** start SUPPLIED MATERIAL **

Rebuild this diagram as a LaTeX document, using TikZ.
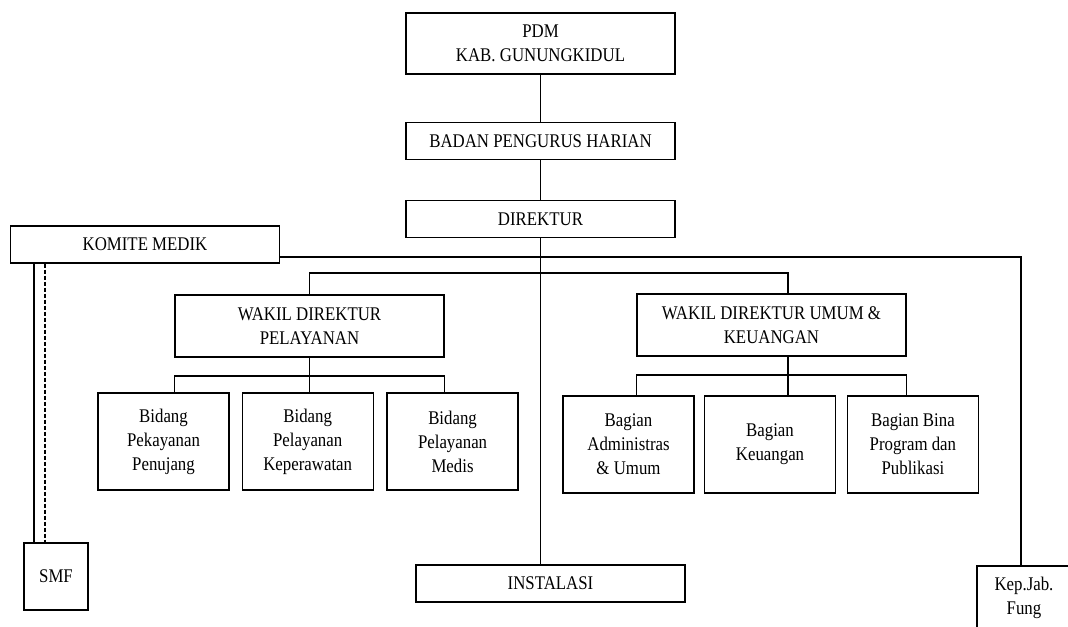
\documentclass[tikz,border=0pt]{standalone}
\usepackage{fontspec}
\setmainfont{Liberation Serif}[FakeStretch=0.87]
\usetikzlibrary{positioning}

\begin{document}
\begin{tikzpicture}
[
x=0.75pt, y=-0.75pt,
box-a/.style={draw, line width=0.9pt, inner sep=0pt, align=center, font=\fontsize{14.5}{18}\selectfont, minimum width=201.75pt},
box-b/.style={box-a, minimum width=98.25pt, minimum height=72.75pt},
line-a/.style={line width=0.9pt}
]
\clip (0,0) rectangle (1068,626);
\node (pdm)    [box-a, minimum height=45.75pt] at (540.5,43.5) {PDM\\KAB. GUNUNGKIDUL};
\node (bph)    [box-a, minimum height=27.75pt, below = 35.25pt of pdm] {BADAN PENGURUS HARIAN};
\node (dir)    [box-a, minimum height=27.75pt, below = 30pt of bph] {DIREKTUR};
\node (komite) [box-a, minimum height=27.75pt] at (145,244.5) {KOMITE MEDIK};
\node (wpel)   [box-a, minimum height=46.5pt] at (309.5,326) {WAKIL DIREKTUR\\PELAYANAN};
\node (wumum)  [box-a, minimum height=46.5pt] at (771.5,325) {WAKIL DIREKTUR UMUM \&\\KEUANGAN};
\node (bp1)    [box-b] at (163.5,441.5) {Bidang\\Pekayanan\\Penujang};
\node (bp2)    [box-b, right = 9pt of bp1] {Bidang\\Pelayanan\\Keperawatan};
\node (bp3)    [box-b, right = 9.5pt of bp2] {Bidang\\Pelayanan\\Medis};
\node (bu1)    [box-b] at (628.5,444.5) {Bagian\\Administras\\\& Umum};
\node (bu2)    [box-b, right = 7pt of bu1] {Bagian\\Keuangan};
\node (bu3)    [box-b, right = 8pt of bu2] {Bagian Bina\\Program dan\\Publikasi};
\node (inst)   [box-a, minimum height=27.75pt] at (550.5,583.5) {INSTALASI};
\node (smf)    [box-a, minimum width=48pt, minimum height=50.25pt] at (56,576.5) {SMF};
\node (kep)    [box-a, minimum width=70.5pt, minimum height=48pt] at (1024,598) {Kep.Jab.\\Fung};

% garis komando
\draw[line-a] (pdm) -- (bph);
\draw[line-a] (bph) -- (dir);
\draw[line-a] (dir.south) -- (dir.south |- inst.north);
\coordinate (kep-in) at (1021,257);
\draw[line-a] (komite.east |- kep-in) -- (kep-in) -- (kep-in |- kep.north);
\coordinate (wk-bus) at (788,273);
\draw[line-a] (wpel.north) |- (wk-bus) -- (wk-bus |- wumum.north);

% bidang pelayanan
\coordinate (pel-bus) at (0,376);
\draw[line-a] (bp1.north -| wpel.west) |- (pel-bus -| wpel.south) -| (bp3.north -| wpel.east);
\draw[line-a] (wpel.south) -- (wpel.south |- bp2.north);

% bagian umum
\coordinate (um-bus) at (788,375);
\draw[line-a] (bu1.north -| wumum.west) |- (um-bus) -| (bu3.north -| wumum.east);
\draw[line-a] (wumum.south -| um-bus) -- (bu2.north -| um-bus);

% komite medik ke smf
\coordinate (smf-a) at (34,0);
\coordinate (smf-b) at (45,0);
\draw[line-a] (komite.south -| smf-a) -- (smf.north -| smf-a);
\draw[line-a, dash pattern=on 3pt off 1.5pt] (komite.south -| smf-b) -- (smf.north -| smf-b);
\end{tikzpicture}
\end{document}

** end SUPPLIED MATERIAL **

Set every line down exactly as written, leaving each picture out.

Rebuild this diagram as a LaTeX document, using TikZ.
\documentclass[tikz,border=0pt]{standalone}
\usepackage{fontspec}
\setmainfont{Liberation Serif}[FakeStretch=0.87]
\usetikzlibrary{positioning}

\begin{document}
\begin{tikzpicture}
[
x=0.75pt, y=-0.75pt,
box-a/.style={draw, line width=0.9pt, inner sep=0pt, align=center, font=\fontsize{14.5}{18}\selectfont, minimum width=201.75pt},
box-b/.style={box-a, minimum width=98.25pt, minimum height=72.75pt},
line-a/.style={line width=0.9pt}
]
\clip (0,0) rectangle (1068,626);
\node (pdm)    [box-a, minimum height=45.75pt] at (540.5,43.5) {PDM\\KAB. GUNUNGKIDUL};
\node (bph)    [box-a, minimum height=27.75pt, below = 35.25pt of pdm] {BADAN PENGURUS HARIAN};
\node (dir)    [box-a, minimum height=27.75pt, below = 30pt of bph] {DIREKTUR};
\node (komite) [box-a, minimum height=27.75pt] at (145,244.5) {KOMITE MEDIK};
\node (wpel)   [box-a, minimum height=46.5pt] at (309.5,326) {WAKIL DIREKTUR\\PELAYANAN};
\node (wumum)  [box-a, minimum height=46.5pt] at (771.5,325) {WAKIL DIREKTUR UMUM \&\\KEUANGAN};
\node (bp1)    [box-b] at (163.5,441.5) {Bidang\\Pekayanan\\Penujang};
\node (bp2)    [box-b, right = 9pt of bp1] {Bidang\\Pelayanan\\Keperawatan};
\node (bp3)    [box-b, right = 9.5pt of bp2] {Bidang\\Pelayanan\\Medis};
\node (bu1)    [box-b] at (628.5,444.5) {Bagian\\Administras\\\& Umum};
\node (bu2)    [box-b, right = 7pt of bu1] {Bagian\\Keuangan};
\node (bu3)    [box-b, right = 8pt of bu2] {Bagian Bina\\Program dan\\Publikasi};
\node (inst)   [box-a, minimum height=27.75pt] at (550.5,583.5) {INSTALASI};
\node (smf)    [box-a, minimum width=48pt, minimum height=50.25pt] at (56,576.5) {SMF};
\node (kep)    [box-a, minimum width=70.5pt, minimum height=48pt] at (1024,598) {Kep.Jab.\\Fung};

% garis komando
\draw[line-a] (pdm) -- (bph);
\draw[line-a] (bph) -- (dir);
\draw[line-a] (dir.south) -- (dir.south |- inst.north);
\coordinate (kep-in) at (1021,257);
\draw[line-a] (komite.east |- kep-in) -- (kep-in) -- (kep-in |- kep.north);
\coordinate (wk-bus) at (788,273);
\draw[line-a] (wpel.north) |- (wk-bus) -- (wk-bus |- wumum.north);

% bidang pelayanan
\coordinate (pel-bus) at (0,376);
\draw[line-a] (bp1.north -| wpel.west) |- (pel-bus -| wpel.south) -| (bp3.north -| wpel.east);
\draw[line-a] (wpel.south) -- (wpel.south |- bp2.north);

% bagian umum
\coordinate (um-bus) at (788,375);
\draw[line-a] (bu1.north -| wumum.west) |- (um-bus) -| (bu3.north -| wumum.east);
\draw[line-a] (wumum.south -| um-bus) -- (bu2.north -| um-bus);

% komite medik ke smf
\coordinate (smf-a) at (34,0);
\coordinate (smf-b) at (45,0);
\draw[line-a] (komite.south -| smf-a) -- (smf.north -| smf-a);
\draw[line-a, dash pattern=on 3pt off 1.5pt] (komite.south -| smf-b) -- (smf.north -| smf-b);
\end{tikzpicture}
\end{document}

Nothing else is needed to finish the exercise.